Setiap orang bisa berubah. Bisa lebih
baik, atau malah sebaliknya. Tapi itu semua adalah sebuah perjalanan. Bagi saya
tak ada perubahan yang buruk, semua itu adalah pelajaran berharga. Sama
berharganya dengan perubahan apa pun. Yang lebih tidak baik menurut saya adalah
“kemandekan,” stagnan, diam di
tempat. Seperti air, mengalirnya adalah bahagia. Diamnya menjadi bencana.
Dari rumah pak RT Cijahe kami
berjalan menyebrangi jembatan pembatas antara Badui luar dengan perkampungan
Cijahe. Saya sengaja melepaskan sandal saya selama perjalanan. Menjadi api
harus terbakar, menjadi air harus basah. Saya ingin menikmati rasa seperti mereka. Di kanan dan kiri
jalan siluet hijau memanjakan pandangan mata. Sejauh mata memandang, rona
langit dan hijau dedaunan menari-nari di depan pandangan.
Jika manusia adalah cermin bagi
manusia lainnya, maka apa yang saya lihat dari orang-orang Badui adalah wajah
kesederhanaan, kepolosan, ketulusan. Mereka adalah manusia-manusia yang lebih
pantas disebut sebenarnya manusia dari pada saya. Merekalah yang mengartikan
dengan sikap bahwa diam itu emas, lebih baik diam dari pada salah berkata, jika
tidak bisa memperbaiki sesuatu alangkah baiknya tidak ikut menambah rusak
sesuatu.
Wajah-wajah satria luruh, penuh dengan kerendah hatian.

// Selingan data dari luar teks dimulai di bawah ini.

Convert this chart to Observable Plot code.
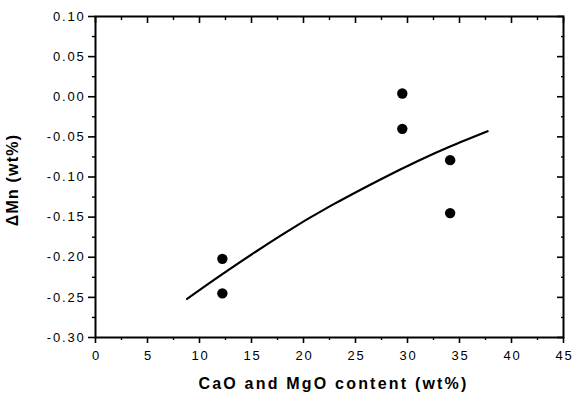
<!DOCTYPE html>
<html>
<head>
<meta charset="utf-8">
<script src="https://cdn.jsdelivr.net/npm/d3@7"></script>
<script src="https://cdn.jsdelivr.net/npm/@observablehq/plot@0.6"></script>
<style>
  html, body { margin: 0; padding: 0; background: #fff; }
  svg { font-family: "Liberation Sans", Arial, sans-serif; }
</style>
</head>
<body>
<div id="chart"></div>
<script>
// Measured points
const pointX = [12.2, 12.2, 29.5, 29.5, 34.1, 34.1];
const pointY = [-0.202, -0.245, 0.004, -0.040, -0.079, -0.145];

// Fitted curve
const curveX = [8.8, 12.2, 17.8, 22.6, 27.4, 31.0, 34.1, 37.7];
const curveY = [-0.252, -0.221, -0.173, -0.136, -0.103, -0.080, -0.062, -0.043];

// Tick values
const xMajor = [0, 5, 10, 15, 20, 25, 30, 35, 40, 45];
const xMinor = [2.5, 7.5, 12.5, 17.5, 22.5, 27.5, 32.5, 37.5, 42.5];
const yMajor = [-0.30, -0.25, -0.20, -0.15, -0.10, -0.05, 0.00, 0.05, 0.10];
const yMinor = [-0.275, -0.225, -0.175, -0.125, -0.075, -0.025, 0.025, 0.075];

const xLabel = "CaO and MgO content (wt%)";
const yLabel = "ΔMn (wt%)";

const points = pointX.map((x, i) => ({x, y: pointY[i]}));
const curve = curveX.map((x, i) => ({x, y: curveY[i]}));

const fmt = d => d.toFixed(2);
const noLabel = () => "";
const tickFS = 13;

const chart = Plot.plot({
  width: 574,
  height: 396,
  marginLeft: 95,
  marginRight: 11,
  marginTop: 16,
  marginBottom: 59,
  style: {fontFamily: "'Liberation Sans', Arial, sans-serif", color: "#000", background: "#fff"},
  x: {domain: [0, 45]},
  y: {domain: [-0.30, 0.10]},
  marks: [
    Plot.frame({stroke: "#000", strokeWidth: 2}),
    // bottom axis: ticks, then labels
    Plot.axisX(xMajor, {anchor: "bottom", tickSize: 6, strokeWidth: 1.6, label: null, tickFormat: noLabel}),
    Plot.axisX(xMajor, {anchor: "bottom", tickSize: 0, tickPadding: 13, label: null, tickFormat: d => String(d), fontSize: tickFS, dx: 1}),
    Plot.axisX(xMinor, {anchor: "bottom", tickSize: 3, strokeWidth: 1.4, label: null, tickFormat: noLabel}),
    // top axis (inward)
    Plot.axisX(xMajor, {anchor: "top", tickSize: -6, strokeWidth: 1.6, label: null, tickFormat: noLabel}),
    Plot.axisX(xMinor, {anchor: "top", tickSize: -3, strokeWidth: 1.4, label: null, tickFormat: noLabel}),
    // left axis
    Plot.axisY(yMajor, {anchor: "left", tickSize: 7, strokeWidth: 1.6, label: null, tickFormat: noLabel}),
    Plot.axisY(yMajor, {anchor: "left", tickSize: 0, tickPadding: 10, label: null, tickFormat: fmt, fontSize: tickFS}),
    Plot.axisY(yMinor, {anchor: "left", tickSize: 3, strokeWidth: 1.4, label: null, tickFormat: noLabel}),
    // right axis (inward)
    Plot.axisY(yMajor, {anchor: "right", tickSize: -7, strokeWidth: 1.6, label: null, tickFormat: noLabel}),
    Plot.axisY(yMinor, {anchor: "right", tickSize: -3, strokeWidth: 1.4, label: null, tickFormat: noLabel}),
    // fitted curve
    Plot.line(curve, {x: "x", y: "y", curve: "natural", stroke: "#000", strokeWidth: 2.2}),
    // data points
    Plot.dot(points, {x: "x", y: "y", r: 5.2, fill: "#000", stroke: "none"}),
    // axis titles
    Plot.text([xLabel], {text: d => d, frameAnchor: "bottom", textAnchor: "middle", lineAnchor: "middle", dy: 46, dx: 4, fontWeight: "bold", fontSize: 16, fill: "#000"}),
    Plot.text([yLabel], {text: d => d, frameAnchor: "left", textAnchor: "middle", lineAnchor: "middle", dx: -83, dy: 3, rotate: -90, fontWeight: "bold", fontSize: 16, fill: "#000"})
  ]
});

// letter spacing to match the wide typesetting of the reference
chart.querySelectorAll("text").forEach(t => {
  const s = t.textContent;
  if (s === xLabel) t.style.letterSpacing = "2.2px";
  else if (s === yLabel) t.style.letterSpacing = "1.2px";
  else if (s.length) t.style.letterSpacing = "1.8px";
});

document.getElementById("chart").appendChild(chart);
</script>
</body>
</html>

Setelah
menuruni tanjakan yang tak terlalu tinggi, menyebrangi sungai, setelah berjalan
kurang lebih satu setengah jam, kami tiba di Cikeusik. Bunyi “lesung” bertalu,
hari ini adalah hari Kawalu bagi sebagian kampung Badui. Tak kukira bahwa
perbedaan itu ada juga di sini. Seperti perbedaan pendapat antara NU dengan
Muhammadiyah dalam menentukan jatuhnya satu Syawal.
Senyap, seperti kota mati. Atau setidaknya
mungkin di sini kata dan suara adalah barang keramat. Seperti mantra kutukan. Tak
bisa sembarang diobral dan diucapkan. Sebagian kaum pria sedang berada di huma,
sedang kaum wanitanya sedang menumbuk padi bersama.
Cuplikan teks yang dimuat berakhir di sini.